• [Instruction] Return, without pictures, the lines from the start of the data through the one that contains "width=192pt, minimum height=170pt]".

• [Dataset content]
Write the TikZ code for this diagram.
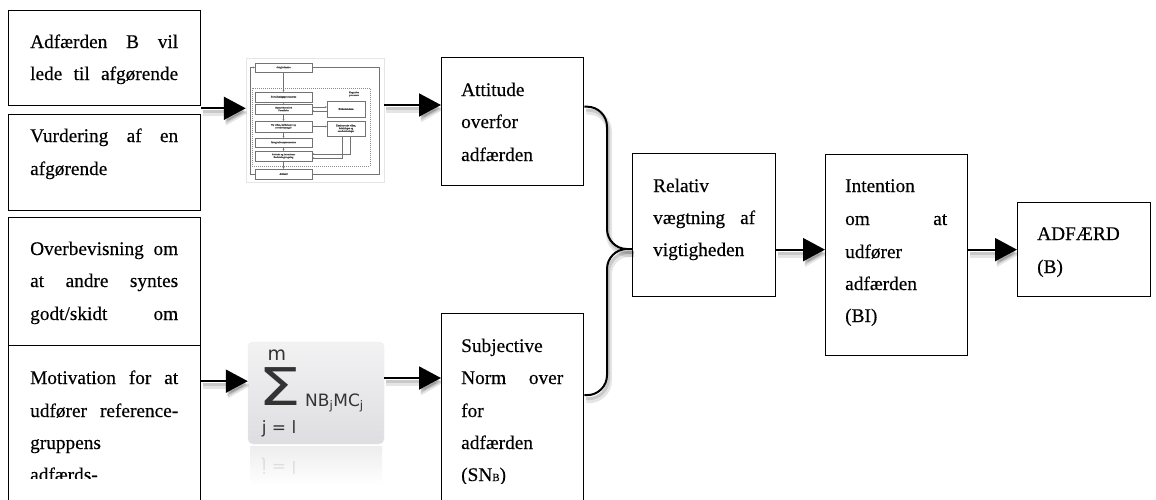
\documentclass[tikz,border=0pt]{standalone}
\usepackage{fontspec}
\setmainfont{Liberation Serif}[FakeBold=0.35]
\newfontfamily\sigmafont{DejaVu Sans}
\usetikzlibrary{arrows.meta,shadows}

\tikzset{
  box/.style={draw=black, line width=1.3pt, inner sep=0pt, anchor=north west},
  txt/.style={anchor=base west, inner sep=0pt, font=\fontsize{19.3}{23}\selectfont},
  conn/.style={line width=2pt,
    preaction={draw=black, opacity=.10, line width=6pt, transform canvas={shift={(2pt,-5pt)}}},
    preaction={draw=black, opacity=.12, line width=3pt, transform canvas={shift={(1.5pt,-3.5pt)}}}},
  arr/.style={conn, -{Triangle[length=22pt,width=23pt]}},
  fb/.style={draw=black!55, line width=.4pt, fill=white, inner sep=0pt, align=center,
    font=\fontsize{2.4}{2.8}\selectfont\bfseries, text=black!70,
    drop shadow={shadow xshift=.8pt, shadow yshift=-.8pt, opacity=.25}},
  fl/.style={draw=black!55, line width=.4pt},
  fa/.style={fl, -{Stealth[length=1.6pt,width=1.6pt]}},
  sg/.style={inner sep=0pt, text=black!80},
}
\newcommand{\jl}[2]{\makebox[#1pt][s]{#2}}

\begin{document}
\begin{tikzpicture}[x=1pt, y=-1pt]
\useasboundingbox (0,0) rectangle (1156,499);
\fill[white] (0,0) rectangle (1156,499);

% ---------- left column of belief boxes ----------
\node[box, minimum width=192pt, minimum height=95pt]  (b1) at (8,10) {};
\node[box, minimum width=192pt, minimum height=96pt]  (b2) at (8,114) {};
\node[box, minimum width=192pt, minimum height=128pt] (b3) at (8,217) {};
\node[box, minimum width=192pt, minimum height=170pt] (b4) at (8,345) {};

\node[txt] (b1l1) at (30,48)  {\jl{148}{Adfærden B vil}};
\node[txt] (b1l2) at (30,80)  {\jl{148}{lede til afgørende}};
\node[txt] (b2l1) at (30,142) {\jl{148}{Vurdering af en}};
\node[txt] (b2l2) at (30,175) {afgørende};
\node[txt] (b3l1) at (30,255) {\jl{148}{Overbevisning om}};
\node[txt] (b3l2) at (30,287) {\jl{148}{at andre syntes}};
\node[txt] (b3l3) at (30,320) {\jl{148}{godt/skidt om}};
\node[txt] (b4l1) at (30,384) {\jl{148}{Motivation for at}};
\node[txt] (b4l2) at (30,417) {\jl{148}{udfører reference-}};
\node[txt] (b4l3) at (30,449) {gruppens};
\begin{scope}
  \clip (10,440) rectangle (198,478);
  \node[txt] (b4l4) at (30,481) {adfærds-};
\end{scope}

% ---------- small process flowchart ----------
\node[draw=black!10, line width=.5pt, fill=white, minimum width=138pt, minimum height=124pt, inner sep=0pt] (flow) at (315,120) {};
\node[draw=black!45, dash pattern=on 1pt off 1pt, line width=.35pt, minimum width=118pt, minimum height=78pt, inner sep=0pt] (kog) at (311,127) {};
\node[inner sep=0pt, align=center, font=\fontsize{2.4}{2.8}\selectfont\bfseries, text=black!70] (kogl) at (354,94) {Kognitive\\processer};

\node[fb, minimum width=57pt, minimum height=9pt]  (f0) at (283.5,67.5) {Omgivelserne};
\node[fb, minimum width=57pt, minimum height=10pt] (f1) at (283.5,97)   {Fortolkningsprocesserne};
\node[fb, minimum width=57pt, minimum height=10pt] (f2) at (283.5,109)  {Opmærksomhed\\Forståelse};
\node[fb, minimum width=57pt, minimum height=11pt] (f3) at (283.5,126.5){Ny viden, holdninger og\\overbevisninger};
\node[fb, minimum width=57pt, minimum height=9pt]  (f4) at (283.5,142.5){Integrationsprocesserne};
\node[fb, minimum width=57pt, minimum height=10pt] (f5) at (283.5,156)  {Attitude og intentioner\\Beslutningstagning};
\node[fb, minimum width=57pt, minimum height=10pt] (f6) at (283.5,174)  {Adfærd};
\node[fb, minimum width=38pt, minimum height=16pt] (h1) at (346,109)    {Hukommelsen};
\node[fb, minimum width=38pt, minimum height=15pt] (h2) at (346,128.5)  {Eksisterende viden,\\holdninger og\\overbevisninger};

\draw[fa] (f0) -- (f1);
\draw[fa] (f1) -- (f2);
\draw[fa] (f2) -- (f3);
\draw[fa] (f3) -- (f4);
\draw[fa] (f4) -- (f5);
\draw[fa] (f5) -- (f6);
\draw[fa] ([yshift=2pt]f2.east) -- ([yshift=2pt]f2.east -| h1.west);
\draw[fa] ([yshift=-2pt]f2.east -| h1.west) -- ([yshift=-2pt]f2.east);
\draw[fa] (f3.east) -- (f3.east -| h2.west);
\draw[fa] ([xshift=-4pt]h2.south) |- ([yshift=-2pt]f5.east);
\draw[fa] ([xshift=4pt]h2.south) |- ([yshift=2pt]f5.east);
\coordinate (lr) at (379,67.5);
\coordinate (ll) at (250,67.5);
\draw[fl] (f6.east) -| (lr) -- (f0.east);
\draw[fa] (f6.west) -| (ll) -- (f0.west);

% ---------- summation picture ----------
\node[rounded corners=5pt, draw=black!8, top color=blue!5!black!5, bottom color=blue!12!black!13,
      minimum width=136pt, minimum height=102pt, inner sep=0pt] (sig) at (316,393) {};
\shade[top color=blue!5!black!7, bottom color=white] (250,446) rectangle (382,485);
\node[sg, xscale=1.3, font=\sigmafont\fontsize{52}{52}\selectfont] (sigma) at (280,387) {Σ};
\node[sg, font=\sigmafont\fontsize{19}{19}\selectfont] (supm) at (277,355) {m};
\node[sg, font=\sigmafont\fontsize{17}{17}\selectfont] (subj) at (279,429) {j = l};
\node[sg, yscale=-1, opacity=.12, font=\sigmafont\fontsize{17}{17}\selectfont] (subjr) at (279,466) {j = l};
\node[sg, anchor=west, font=\sigmafont\fontsize{17}{17}\selectfont] (nbmc) at (305,403) {NB\textsubscript{j}MC\textsubscript{j}};

% ---------- attitude and subjective norm ----------
\node[box, minimum width=142pt, minimum height=128pt] (att) at (441,57) {};
\node[box, minimum width=142pt, minimum height=200pt] (sn)  at (441,313) {};

\node[txt] (attl1) at (461,96)  {Attitude};
\node[txt] (attl2) at (461,128) {overfor};
\node[txt] (attl3) at (461,161) {adfærden};
\node[txt] (snl1)  at (461,352) {Subjective};
\node[txt] (snl2)  at (461,384) {\jl{102}{Norm over}};
\node[txt] (snl3)  at (461,417) {for};
\node[txt] (snl4)  at (461,449) {adfærden};
\begin{scope}
  \clip (443,460) rectangle (581,483);
  \node[txt] (snl5) at (461,481) {(SN{\fontsize{11}{11}\selectfont B})};
\end{scope}

% ---------- weighting, intention, behaviour ----------
\node[box, minimum width=143pt, minimum height=143pt] (rel) at (632,153) {};
\node[box, minimum width=142pt, minimum height=201pt] (int) at (825,154) {};
\node[box, minimum width=133pt, minimum height=94pt]  (adf) at (1017,202) {};

\node[txt] (rell1) at (653,192) {Relativ};
\node[txt] (rell2) at (653,224) {\jl{102}{vægtning af}};
\node[txt] (rell3) at (653,256) {vigtigheden};
\node[txt] (intl1) at (845,192) {Intention};
\node[txt] (intl2) at (845,225) {\jl{102}{om at}};
\node[txt] (intl3) at (845,258) {udfører};
\node[txt] (intl4) at (845,290) {adfærden};
\begin{scope}
  \clip (827,300) rectangle (965,325);
  \node[txt] (intl5) at (845,322) {(BI)};
\end{scope}
\node[txt] (adfl1) at (1037,240) {ADFÆRD};
\node[txt] (adfl2) at (1037,273) {(B)};

% ---------- connectors ----------
\draw[arr] ([yshift=-2pt]b1.south east) coordinate (s1) -- (s1 -| flow.west);
\draw[arr] ([yshift=15pt]flow.east) coordinate (s2) -- (s2 -| att.west);
\draw[arr] ([yshift=49.5pt]b4.east) coordinate (s3) -- (s3 -| sig.west);
\draw[arr] ([yshift=15pt]sig.east) coordinate (s4) -- (s4 -| sn.west);

\coordinate (brace) at (607,249);
\draw[conn, rounded corners=20pt] ([yshift=15pt]att.east) -| (brace) -- (brace -| rel.west);
\draw[conn, rounded corners=20pt] ([yshift=18.5pt]sn.east) -| (brace) -- (brace -| rel.west);

\draw[arr] ([yshift=-24.5pt]rel.east) coordinate (s5) -- (s5 -| int.west);
\draw[arr] (adf.west -| int.east) -- (adf.west);
\end{tikzpicture}
\end{document}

• [Finished exercise]
Write the TikZ code for this diagram.
\documentclass[tikz,border=0pt]{standalone}
\usepackage{fontspec}
\setmainfont{Liberation Serif}[FakeBold=0.35]
\newfontfamily\sigmafont{DejaVu Sans}
\usetikzlibrary{arrows.meta,shadows}

\tikzset{
  box/.style={draw=black, line width=1.3pt, inner sep=0pt, anchor=north west},
  txt/.style={anchor=base west, inner sep=0pt, font=\fontsize{19.3}{23}\selectfont},
  conn/.style={line width=2pt,
    preaction={draw=black, opacity=.10, line width=6pt, transform canvas={shift={(2pt,-5pt)}}},
    preaction={draw=black, opacity=.12, line width=3pt, transform canvas={shift={(1.5pt,-3.5pt)}}}},
  arr/.style={conn, -{Triangle[length=22pt,width=23pt]}},
  fb/.style={draw=black!55, line width=.4pt, fill=white, inner sep=0pt, align=center,
    font=\fontsize{2.4}{2.8}\selectfont\bfseries, text=black!70,
    drop shadow={shadow xshift=.8pt, shadow yshift=-.8pt, opacity=.25}},
  fl/.style={draw=black!55, line width=.4pt},
  fa/.style={fl, -{Stealth[length=1.6pt,width=1.6pt]}},
  sg/.style={inner sep=0pt, text=black!80},
}
\newcommand{\jl}[2]{\makebox[#1pt][s]{#2}}

\begin{document}
\begin{tikzpicture}[x=1pt, y=-1pt]
\useasboundingbox (0,0) rectangle (1156,499);
\fill[white] (0,0) rectangle (1156,499);

% ---------- left column of belief boxes ----------
\node[box, minimum width=192pt, minimum height=95pt]  (b1) at (8,10) {};
\node[box, minimum width=192pt, minimum height=96pt]  (b2) at (8,114) {};
\node[box, minimum width=192pt, minimum height=128pt] (b3) at (8,217) {};
\node[box, minimum width=192pt, minimum height=170pt] (b4) at (8,345) {};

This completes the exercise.